**Work instructions**
Copy nothing but the text: reproduce each line of the listing exactly and leave the pictures out.

**Data lines**
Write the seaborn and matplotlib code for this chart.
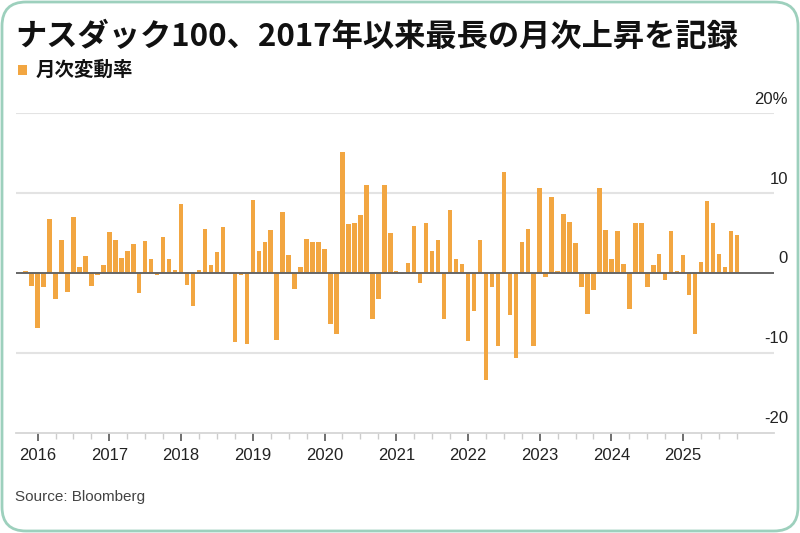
import matplotlib
matplotlib.use("Agg")
import matplotlib.pyplot as plt
import matplotlib.transforms as mtransforms
from matplotlib.patches import FancyBboxPatch, Rectangle
import seaborn as sns

# Nasdaq 100 monthly change (%), Nov 2015 - Oct 2025
start_year, start_month = 2015, 11
returns = [
    0.3, -1.6,                                                        # 2015 Nov-Dec
    -6.9, -1.8, 6.7, -3.2, 4.1, -2.4, 7.0, 0.8, 2.1, -1.6, -0.3, 1.0,  # 2016
    5.1, 4.1, 1.9, 2.7, 3.6, -2.5, 4.0, 1.7, -0.3, 4.5, 1.7, 0.4,     # 2017
    8.6, -1.5, -4.1, 0.4, 5.5, 1.0, 2.6, 5.8, -0.1, -8.6, -0.2, -8.9,  # 2018
    9.1, 2.7, 3.9, 5.4, -8.4, 7.6, 2.3, -2.0, 0.7, 4.3, 3.9, 3.9,     # 2019
    3.0, -6.4, -7.7, 15.1, 6.1, 6.2, 7.3, 11.0, -5.8, -3.2, 11.0, 5.0,  # 2020
    0.3, -0.1, 1.3, 5.9, -1.3, 6.3, 2.7, 4.1, -5.8, 7.9, 1.7, 1.1,    # 2021
    -8.5, -4.7, 4.1, -13.4, -1.7, -9.1, 12.6, -5.3, -10.6, 3.9, 5.5, -9.1,  # 2022
    10.6, -0.5, 9.5, 0.3, 7.4, 6.4, 3.8, -1.7, -5.1, -2.1, 10.7, 5.4,  # 2023
    1.7, 5.2, 1.1, -4.5, 6.2, 6.2, -1.7, 1.0, 2.4, -0.9, 5.2, 0.3,    # 2024
    2.2, -2.8, -7.7, 1.4, 9.0, 6.3, 2.4, 0.8, 5.3, 4.8,               # 2025
]
years = list(range(2016, 2026))
y_ticks = [20, 10, 0, -10, -20]
y_labels = ["20%", "10", "0", "-10", "-20"]

title = "ナスダック100、2017年以来最長の月次上昇を記録"
legend_label = "月次変動率"
source = "Source: Bloomberg"

bar_color = "#F2A641"
cjk = ["Noto Sans CJK JP", "DejaVu Sans"]
latin = ["Liberation Sans", "DejaVu Sans"]

sns.set_style("white")
plt.rcParams["font.family"] = latin

fig = plt.figure(figsize=(8, 5.33), dpi=100)
ax = fig.add_axes([0.02, 0.1882, 0.9475, 0.5993])

idx = list(range(len(returns)))
sns.barplot(x=idx, y=returns, color=bar_color, saturation=1, width=0.75,
            linewidth=0, edgecolor=bar_color, ax=ax, zorder=2)

ax.set_xlim(-1.62, 125.2)
ax.set_ylim(-20, 20)

# gridlines + zero line
for v in [20, 10, -10]:
    ax.axhline(v, color="#e3e3e3", lw=1.5, zorder=0)
ax.axhline(0, color="#666666", lw=1.4, zorder=3)

# y labels on the right, sitting above the gridlines
trans = mtransforms.blended_transform_factory(fig.transFigure, ax.transData)
for v, lab in zip(y_ticks, y_labels):
    ax.annotate(lab, xy=(0.985, v), xycoords=trans, xytext=(0, 14),
                textcoords="offset pixels", ha="right", va="center",
                fontsize=12, color="#222222", annotation_clip=False)
ax.set_yticks([])
ax.set_ylabel("")

# x ticks: Jan of each year (major), quarters (minor)
first_jan = (13 - start_month) % 12
majors = [first_jan + 12 * k for k in range(len(years))]
minors = [i for i in range(first_jan, len(returns), 3) if i not in majors]
ax.set_xticks(majors)
ax.set_xticklabels([str(y) for y in years], fontsize=12, color="#222222")
ax.set_xticks(minors, minor=True)
ax.tick_params(axis="x", which="major", length=6, width=1.2, color="#555555",
               pad=5, bottom=True)
ax.tick_params(axis="x", which="minor", length=4, width=1, color="#cccccc",
               bottom=True)
ax.set_xlabel("")

for s in ["top", "right", "left"]:
    ax.spines[s].set_visible(False)
ax.spines["bottom"].set_color("#d6d6d6")
ax.spines["bottom"].set_linewidth(1.3)

# title, legend, source
fig.text(15 / 800, 1 - 37 / 533, title, fontsize=22.5, fontweight="bold",
         family=cjk, va="center", ha="left", color="#111111")
fig.add_artist(Rectangle((18 / 800, 1 - 75 / 533), 9 / 800, 10 / 533,
                         transform=fig.transFigure, color=bar_color, lw=0))
fig.text(36 / 800, 1 - 70 / 533, legend_label, fontsize=14, fontweight="bold",
         family=cjk, va="center", ha="left", color="#111111")
fig.text(15 / 800, 1 - 497 / 533, source, fontsize=11, va="center",
         ha="left", color="#444444")

# rounded frame
frame = FancyBboxPatch((2, 2), 796, 529,
                       boxstyle="round,pad=0,rounding_size=24",
                       transform=mtransforms.IdentityTransform(),
                       fill=False, edgecolor="#9dd0bd", lw=2)
fig.add_artist(frame)

fig.savefig("out.png", dpi=100)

**Exercise answer**
Write the seaborn and matplotlib code for this chart.
import matplotlib
matplotlib.use("Agg")
import matplotlib.pyplot as plt
import matplotlib.transforms as mtransforms
from matplotlib.patches import FancyBboxPatch, Rectangle
import seaborn as sns

# Nasdaq 100 monthly change (%), Nov 2015 - Oct 2025
start_year, start_month = 2015, 11
returns = [
    0.3, -1.6,                                                        # 2015 Nov-Dec
    -6.9, -1.8, 6.7, -3.2, 4.1, -2.4, 7.0, 0.8, 2.1, -1.6, -0.3, 1.0,  # 2016
    5.1, 4.1, 1.9, 2.7, 3.6, -2.5, 4.0, 1.7, -0.3, 4.5, 1.7, 0.4,     # 2017
    8.6, -1.5, -4.1, 0.4, 5.5, 1.0, 2.6, 5.8, -0.1, -8.6, -0.2, -8.9,  # 2018
    9.1, 2.7, 3.9, 5.4, -8.4, 7.6, 2.3, -2.0, 0.7, 4.3, 3.9, 3.9,     # 2019
    3.0, -6.4, -7.7, 15.1, 6.1, 6.2, 7.3, 11.0, -5.8, -3.2, 11.0, 5.0,  # 2020
    0.3, -0.1, 1.3, 5.9, -1.3, 6.3, 2.7, 4.1, -5.8, 7.9, 1.7, 1.1,    # 2021
    -8.5, -4.7, 4.1, -13.4, -1.7, -9.1, 12.6, -5.3, -10.6, 3.9, 5.5, -9.1,  # 2022
    10.6, -0.5, 9.5, 0.3, 7.4, 6.4, 3.8, -1.7, -5.1, -2.1, 10.7, 5.4,  # 2023
    1.7, 5.2, 1.1, -4.5, 6.2, 6.2, -1.7, 1.0, 2.4, -0.9, 5.2, 0.3,    # 2024
    2.2, -2.8, -7.7, 1.4, 9.0, 6.3, 2.4, 0.8, 5.3, 4.8,               # 2025
]
years = list(range(2016, 2026))
y_ticks = [20, 10, 0, -10, -20]
y_labels = ["20%", "10", "0", "-10", "-20"]

title = "ナスダック100、2017年以来最長の月次上昇を記録"
legend_label = "月次変動率"
source = "Source: Bloomberg"

bar_color = "#F2A641"
cjk = ["Noto Sans CJK JP", "DejaVu Sans"]
latin = ["Liberation Sans", "DejaVu Sans"]

sns.set_style("white")
plt.rcParams["font.family"] = latin

fig = plt.figure(figsize=(8, 5.33), dpi=100)
ax = fig.add_axes([0.02, 0.1882, 0.9475, 0.5993])

idx = list(range(len(returns)))
sns.barplot(x=idx, y=returns, color=bar_color, saturation=1, width=0.75,
            linewidth=0, edgecolor=bar_color, ax=ax, zorder=2)

ax.set_xlim(-1.62, 125.2)
ax.set_ylim(-20, 20)

# gridlines + zero line
for v in [20, 10, -10]:
    ax.axhline(v, color="#e3e3e3", lw=1.5, zorder=0)
ax.axhline(0, color="#666666", lw=1.4, zorder=3)

# y labels on the right, sitting above the gridlines
trans = mtransforms.blended_transform_factory(fig.transFigure, ax.transData)
for v, lab in zip(y_ticks, y_labels):
    ax.annotate(lab, xy=(0.985, v), xycoords=trans, xytext=(0, 14),
                textcoords="offset pixels", ha="right", va="center",
                fontsize=12, color="#222222", annotation_clip=False)
ax.set_yticks([])
ax.set_ylabel("")

# x ticks: Jan of each year (major), quarters (minor)
first_jan = (13 - start_month) % 12
majors = [first_jan + 12 * k for k in range(len(years))]
minors = [i for i in range(first_jan, len(returns), 3) if i not in majors]
ax.set_xticks(majors)
ax.set_xticklabels([str(y) for y in years], fontsize=12, color="#222222")
ax.set_xticks(minors, minor=True)
ax.tick_params(axis="x", which="major", length=6, width=1.2, color="#555555",
               pad=5, bottom=True)
ax.tick_params(axis="x", which="minor", length=4, width=1, color="#cccccc",
               bottom=True)
ax.set_xlabel("")

for s in ["top", "right", "left"]:
    ax.spines[s].set_visible(False)
ax.spines["bottom"].set_color("#d6d6d6")
ax.spines["bottom"].set_linewidth(1.3)

# title, legend, source
fig.text(15 / 800, 1 - 37 / 533, title, fontsize=22.5, fontweight="bold",
         family=cjk, va="center", ha="left", color="#111111")
fig.add_artist(Rectangle((18 / 800, 1 - 75 / 533), 9 / 800, 10 / 533,
                         transform=fig.transFigure, color=bar_color, lw=0))
fig.text(36 / 800, 1 - 70 / 533, legend_label, fontsize=14, fontweight="bold",
         family=cjk, va="center", ha="left", color="#111111")
fig.text(15 / 800, 1 - 497 / 533, source, fontsize=11, va="center",
         ha="left", color="#444444")

# rounded frame
frame = FancyBboxPatch((2, 2), 796, 529,
                       boxstyle="round,pad=0,rounding_size=24",
                       transform=mtransforms.IdentityTransform(),
                       fill=False, edgecolor="#9dd0bd", lw=2)
fig.add_artist(frame)

fig.savefig("out.png", dpi=100)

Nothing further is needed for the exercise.